Don Quixote – one of the greatest literary works of all time. It is widely considered the first modern novel, having laid the groundwork for all Western literature. It was written in the early 17th century by the Spaniard Miguel de Cervantes, who is regarded as the greatest writer in the Spanish language. Cervantes led an adventurous life, working as an assistant to a Catholic cardinal, serving in the Spanish navy and being captured and held by pirates for five years. These experiences no doubt had an influence on his storytelling.
Cervantes uses a literary device known as “metafiction”, where he is telling stories within a story. In doing so he often makes references to the texts he’s reading from and the texts that are missing. This is done to draw the readers in, believing that these are true stories that are reading. If you’ve ever seen the movie Fargo, you might recall that it begins with text on the screen informing the viewer that this is a true story. It wasn’t, and the movie’s creators later admitted that. It’s likely that they took this idea from Don Quixote as a way of creating a sense of realism for their audiences.
Part 1
The book is divided into two parts that were published a decade apart. Part 1 is mostly comical, telling stories of a middle aged man named Alonso Quixano from the La Mancha region of central Spain, who has read too many stories of chivalry. Having lost touch with reality after reading endless stories of knights in shining armor, he imagines himself to be a knight and assumes the name “Don Quixote”. He imagines the nearby farm girl as his lady love Dulcinea, names his tired old horse Rocinante, puts on an old suit of armor, and begins his adventures. After making a nuisance of himself at an inn full of prostitutes that he believes to be a castle staffed with fair maidens, he encounters a young man tied to a tree where he is being beaten by his master. The master says that the boy won’t do his job and the boy says that he hasn’t been paid. Don Quixote takes the side of the boy and tells the man to pay him what he owes him. The man’s response is essentially “I promise you he’s going to get what’s coming to him”. Satisfied that he has stopped this terrible injustice, he resumes his journey and encounters some men who he believes to have insulted Dulcinea. In defending her honor he attacks them only to be left for dead on the side of the road. A peasant recognizes him and takes him home where he recovers. While he is recuperating most of his books on chivalry are burned by those closest to him in an effort to discourage him in his dangerous fantasy.

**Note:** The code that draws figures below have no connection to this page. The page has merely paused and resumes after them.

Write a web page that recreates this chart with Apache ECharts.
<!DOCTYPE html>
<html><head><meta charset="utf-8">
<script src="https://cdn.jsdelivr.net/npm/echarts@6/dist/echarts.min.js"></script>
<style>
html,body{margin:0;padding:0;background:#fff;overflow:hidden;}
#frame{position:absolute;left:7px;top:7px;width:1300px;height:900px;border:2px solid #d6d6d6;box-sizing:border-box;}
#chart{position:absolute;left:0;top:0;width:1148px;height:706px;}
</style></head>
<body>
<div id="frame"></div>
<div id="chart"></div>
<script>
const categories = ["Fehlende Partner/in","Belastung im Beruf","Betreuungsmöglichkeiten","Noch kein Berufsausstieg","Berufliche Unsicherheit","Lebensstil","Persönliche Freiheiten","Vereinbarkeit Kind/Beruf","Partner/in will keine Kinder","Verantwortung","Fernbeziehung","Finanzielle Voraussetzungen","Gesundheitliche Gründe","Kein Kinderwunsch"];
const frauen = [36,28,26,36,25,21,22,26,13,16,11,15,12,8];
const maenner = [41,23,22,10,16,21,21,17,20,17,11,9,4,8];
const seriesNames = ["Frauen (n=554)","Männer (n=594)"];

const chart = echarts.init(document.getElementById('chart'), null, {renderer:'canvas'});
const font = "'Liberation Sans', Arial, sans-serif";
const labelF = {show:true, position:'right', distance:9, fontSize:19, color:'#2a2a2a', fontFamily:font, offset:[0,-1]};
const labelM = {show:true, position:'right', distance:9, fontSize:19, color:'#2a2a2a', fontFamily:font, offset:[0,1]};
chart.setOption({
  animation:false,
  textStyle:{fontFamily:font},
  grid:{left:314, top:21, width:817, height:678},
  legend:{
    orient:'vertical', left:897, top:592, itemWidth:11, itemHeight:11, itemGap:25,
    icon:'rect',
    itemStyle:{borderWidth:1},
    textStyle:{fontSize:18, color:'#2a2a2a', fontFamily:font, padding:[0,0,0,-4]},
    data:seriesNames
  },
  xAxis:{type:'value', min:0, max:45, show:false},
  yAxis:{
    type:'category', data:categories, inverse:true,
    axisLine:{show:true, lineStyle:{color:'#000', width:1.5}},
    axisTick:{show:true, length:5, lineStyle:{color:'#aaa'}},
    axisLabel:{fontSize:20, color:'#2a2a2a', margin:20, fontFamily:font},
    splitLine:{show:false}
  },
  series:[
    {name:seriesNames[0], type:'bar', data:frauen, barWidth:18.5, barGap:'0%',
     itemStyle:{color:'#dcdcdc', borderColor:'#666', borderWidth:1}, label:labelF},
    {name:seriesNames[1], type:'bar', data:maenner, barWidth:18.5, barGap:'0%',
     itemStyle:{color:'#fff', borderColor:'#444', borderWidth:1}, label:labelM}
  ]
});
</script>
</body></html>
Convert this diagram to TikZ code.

Don Quixote then takes on an attendant or “squire” named Sancho Panza who travels throughout the country with him in adventures. Don Quixote attacks windmills that he believes to be evil giants, seeks to free a damsel in distress who is in reality just a woman in a carriage travelling with a group of friars, and basically just seeks to save a world that doesn’t appreciate his efforts as he is repeatedly getting beaten up.
Part 2
Part 2 is darker in tone than Part 1, and assumes that the reader is familiar with Part 1. It also presents the characters from Part 1 as being aware of the fact that Spaniards have read it and are familiar with them. As a result, Don Quixote are repeatedly subjected to ridicule and cruel jokes, including a woman who has supposedly died for his love sitting up in a casket and laughing at him for thinking that anybody would die for the likes of a man like him. Eventually Don Quixote falls ill and Sancho Panza takes him home to his loved ones who now resort to encouraging his fantasies in order to give him hope and keep him alive. But Alonso Quixano is resigned to the fact that the fantasies weren’t real and even stipulates in his will that his niece not marry a man who believes in these stories. He now accepts that it was all a waste of time, and having abandoned his belief in the tales of chivalry and chastity, he dies.
Although there are different views on what the author was really saying in Don Quixote, it is believed that Cervantes was writing in opposition to views advanced by the nobility that imposed limitations on the common people based on their social status. Man aspires to greatness, and if you take that away you take away hope with it. People aren’t meant to live in the fantasies of virtue forced on them by the elites. They’re meant to live according to their own perceptions of virtue and valor, without being beholden to the king or the state. Even if some consider you insane to pursue your dreams, it’s crazier to abandon those dreams in settling for the expectations of society.